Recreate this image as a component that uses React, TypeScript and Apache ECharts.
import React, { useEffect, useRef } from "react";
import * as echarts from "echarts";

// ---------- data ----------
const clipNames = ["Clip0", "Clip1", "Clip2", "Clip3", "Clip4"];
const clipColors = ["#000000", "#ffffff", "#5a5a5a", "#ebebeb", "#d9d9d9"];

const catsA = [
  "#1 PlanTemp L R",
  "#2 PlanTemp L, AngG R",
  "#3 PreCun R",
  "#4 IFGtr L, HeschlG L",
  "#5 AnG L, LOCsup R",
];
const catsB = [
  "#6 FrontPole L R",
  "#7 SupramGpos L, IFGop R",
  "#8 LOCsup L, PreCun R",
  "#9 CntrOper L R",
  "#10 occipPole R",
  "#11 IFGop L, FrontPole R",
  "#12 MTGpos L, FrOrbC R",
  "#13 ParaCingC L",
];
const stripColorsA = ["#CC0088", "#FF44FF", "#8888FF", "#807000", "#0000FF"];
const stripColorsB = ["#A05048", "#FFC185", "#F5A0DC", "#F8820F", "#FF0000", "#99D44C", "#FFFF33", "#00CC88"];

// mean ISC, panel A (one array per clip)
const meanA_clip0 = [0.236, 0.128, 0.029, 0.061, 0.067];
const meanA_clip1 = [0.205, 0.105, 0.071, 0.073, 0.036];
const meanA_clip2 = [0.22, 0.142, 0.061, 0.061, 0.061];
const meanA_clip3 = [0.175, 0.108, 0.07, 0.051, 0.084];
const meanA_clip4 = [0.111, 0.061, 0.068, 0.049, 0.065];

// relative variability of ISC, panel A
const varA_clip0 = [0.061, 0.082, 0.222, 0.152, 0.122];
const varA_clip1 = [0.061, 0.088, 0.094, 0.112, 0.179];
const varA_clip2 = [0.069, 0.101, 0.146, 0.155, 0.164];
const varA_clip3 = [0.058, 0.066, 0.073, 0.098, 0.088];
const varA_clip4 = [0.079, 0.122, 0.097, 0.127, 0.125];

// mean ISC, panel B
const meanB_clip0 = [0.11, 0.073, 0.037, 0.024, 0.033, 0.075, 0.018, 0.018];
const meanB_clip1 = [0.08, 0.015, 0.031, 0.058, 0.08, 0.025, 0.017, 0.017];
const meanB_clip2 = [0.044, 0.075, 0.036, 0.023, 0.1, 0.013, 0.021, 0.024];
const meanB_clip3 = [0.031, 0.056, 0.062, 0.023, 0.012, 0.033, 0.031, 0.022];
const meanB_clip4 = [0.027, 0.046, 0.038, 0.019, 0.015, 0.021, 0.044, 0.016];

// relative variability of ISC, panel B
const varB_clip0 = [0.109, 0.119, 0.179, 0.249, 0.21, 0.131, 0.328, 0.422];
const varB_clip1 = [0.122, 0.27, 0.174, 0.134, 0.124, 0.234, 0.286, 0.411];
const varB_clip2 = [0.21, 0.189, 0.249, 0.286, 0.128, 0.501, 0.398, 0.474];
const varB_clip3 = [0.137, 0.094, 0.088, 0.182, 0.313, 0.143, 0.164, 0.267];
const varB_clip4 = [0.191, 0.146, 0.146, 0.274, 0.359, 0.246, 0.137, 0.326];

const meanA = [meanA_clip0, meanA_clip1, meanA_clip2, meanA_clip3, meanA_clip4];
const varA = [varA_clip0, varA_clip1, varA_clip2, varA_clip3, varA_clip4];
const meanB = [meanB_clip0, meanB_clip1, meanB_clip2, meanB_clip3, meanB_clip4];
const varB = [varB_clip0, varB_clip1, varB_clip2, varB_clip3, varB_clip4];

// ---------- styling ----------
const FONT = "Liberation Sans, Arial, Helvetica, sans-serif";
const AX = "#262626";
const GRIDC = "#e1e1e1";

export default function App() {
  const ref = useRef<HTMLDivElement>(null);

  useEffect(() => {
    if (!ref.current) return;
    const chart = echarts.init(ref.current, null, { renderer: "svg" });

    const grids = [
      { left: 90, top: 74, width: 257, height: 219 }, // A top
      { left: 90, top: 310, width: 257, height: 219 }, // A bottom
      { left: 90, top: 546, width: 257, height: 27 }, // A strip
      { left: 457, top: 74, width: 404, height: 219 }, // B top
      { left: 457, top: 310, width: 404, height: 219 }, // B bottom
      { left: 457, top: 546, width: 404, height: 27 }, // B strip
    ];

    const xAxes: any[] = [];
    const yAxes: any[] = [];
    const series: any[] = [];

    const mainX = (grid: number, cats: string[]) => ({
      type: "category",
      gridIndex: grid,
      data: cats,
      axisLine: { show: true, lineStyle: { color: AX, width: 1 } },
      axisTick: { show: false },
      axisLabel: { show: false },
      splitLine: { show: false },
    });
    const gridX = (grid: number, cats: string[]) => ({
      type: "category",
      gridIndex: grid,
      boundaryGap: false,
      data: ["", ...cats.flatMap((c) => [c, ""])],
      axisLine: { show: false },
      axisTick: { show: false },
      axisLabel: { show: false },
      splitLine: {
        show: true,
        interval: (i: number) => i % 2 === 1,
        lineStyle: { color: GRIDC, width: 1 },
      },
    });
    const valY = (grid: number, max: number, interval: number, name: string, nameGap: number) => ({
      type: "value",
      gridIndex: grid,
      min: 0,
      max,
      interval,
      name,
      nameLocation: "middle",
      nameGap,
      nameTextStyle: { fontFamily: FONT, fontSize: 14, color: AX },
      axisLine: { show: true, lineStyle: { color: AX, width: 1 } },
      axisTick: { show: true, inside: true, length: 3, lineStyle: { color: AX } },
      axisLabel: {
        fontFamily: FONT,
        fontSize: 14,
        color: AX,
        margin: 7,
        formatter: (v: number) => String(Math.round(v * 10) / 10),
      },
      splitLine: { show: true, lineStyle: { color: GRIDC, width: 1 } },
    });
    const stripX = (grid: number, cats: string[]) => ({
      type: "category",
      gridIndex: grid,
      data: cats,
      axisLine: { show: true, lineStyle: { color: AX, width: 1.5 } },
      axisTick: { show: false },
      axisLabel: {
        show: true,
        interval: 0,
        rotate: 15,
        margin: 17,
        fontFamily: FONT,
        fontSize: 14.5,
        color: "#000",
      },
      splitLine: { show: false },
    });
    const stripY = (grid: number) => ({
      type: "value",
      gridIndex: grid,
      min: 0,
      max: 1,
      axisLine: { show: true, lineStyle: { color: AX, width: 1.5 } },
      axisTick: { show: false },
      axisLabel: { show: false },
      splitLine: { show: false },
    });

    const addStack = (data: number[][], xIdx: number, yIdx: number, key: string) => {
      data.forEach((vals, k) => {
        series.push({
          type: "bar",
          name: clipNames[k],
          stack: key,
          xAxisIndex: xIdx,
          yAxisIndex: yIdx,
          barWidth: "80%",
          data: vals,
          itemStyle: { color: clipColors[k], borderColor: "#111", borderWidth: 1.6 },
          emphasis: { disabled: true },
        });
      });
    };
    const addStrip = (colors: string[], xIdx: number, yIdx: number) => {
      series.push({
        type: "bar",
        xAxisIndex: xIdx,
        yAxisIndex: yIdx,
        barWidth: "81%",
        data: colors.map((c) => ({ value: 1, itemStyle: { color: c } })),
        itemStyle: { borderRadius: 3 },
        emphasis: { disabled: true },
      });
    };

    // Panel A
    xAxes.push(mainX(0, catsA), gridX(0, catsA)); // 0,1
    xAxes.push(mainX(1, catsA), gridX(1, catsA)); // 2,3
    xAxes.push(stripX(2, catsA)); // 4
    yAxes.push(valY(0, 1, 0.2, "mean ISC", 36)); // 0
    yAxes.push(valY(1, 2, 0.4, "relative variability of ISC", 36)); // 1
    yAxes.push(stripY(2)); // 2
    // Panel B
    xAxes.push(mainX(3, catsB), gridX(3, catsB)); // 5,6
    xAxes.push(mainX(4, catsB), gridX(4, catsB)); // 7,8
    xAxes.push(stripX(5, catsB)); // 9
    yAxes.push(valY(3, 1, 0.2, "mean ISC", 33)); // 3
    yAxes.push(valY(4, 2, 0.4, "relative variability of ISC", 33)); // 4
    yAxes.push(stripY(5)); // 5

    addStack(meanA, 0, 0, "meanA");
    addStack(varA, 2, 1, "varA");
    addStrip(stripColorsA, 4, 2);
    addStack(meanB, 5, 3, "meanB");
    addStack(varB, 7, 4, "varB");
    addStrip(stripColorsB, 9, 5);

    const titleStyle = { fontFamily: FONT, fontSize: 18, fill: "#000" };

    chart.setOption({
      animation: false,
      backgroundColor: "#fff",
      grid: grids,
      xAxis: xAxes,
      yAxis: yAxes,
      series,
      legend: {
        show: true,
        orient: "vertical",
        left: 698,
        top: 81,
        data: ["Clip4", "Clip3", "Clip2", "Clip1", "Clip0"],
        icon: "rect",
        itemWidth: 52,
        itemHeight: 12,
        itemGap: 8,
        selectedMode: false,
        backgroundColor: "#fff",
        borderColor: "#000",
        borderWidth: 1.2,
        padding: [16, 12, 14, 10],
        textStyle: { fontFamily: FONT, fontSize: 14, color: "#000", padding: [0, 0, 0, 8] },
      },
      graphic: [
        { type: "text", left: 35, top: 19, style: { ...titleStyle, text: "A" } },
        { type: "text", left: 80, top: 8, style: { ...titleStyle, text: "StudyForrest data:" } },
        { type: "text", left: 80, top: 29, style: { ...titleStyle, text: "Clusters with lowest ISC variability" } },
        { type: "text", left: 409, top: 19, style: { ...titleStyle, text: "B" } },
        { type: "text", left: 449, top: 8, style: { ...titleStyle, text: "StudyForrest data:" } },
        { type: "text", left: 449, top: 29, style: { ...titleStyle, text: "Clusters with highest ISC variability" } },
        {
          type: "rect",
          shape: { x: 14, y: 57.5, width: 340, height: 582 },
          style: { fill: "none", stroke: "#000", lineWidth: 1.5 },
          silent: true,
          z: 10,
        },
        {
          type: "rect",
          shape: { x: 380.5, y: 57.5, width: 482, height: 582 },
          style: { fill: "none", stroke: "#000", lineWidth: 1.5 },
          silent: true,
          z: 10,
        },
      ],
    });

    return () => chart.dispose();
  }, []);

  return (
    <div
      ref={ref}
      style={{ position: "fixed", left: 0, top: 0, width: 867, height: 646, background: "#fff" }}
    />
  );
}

============================================================

TASK INSTRUCTIONS
Find and copy each line above that includes the string "React".

REPLY
Recreate this image as a component that uses React, TypeScript and Apache ECharts.
import React, { useEffect, useRef } from "react";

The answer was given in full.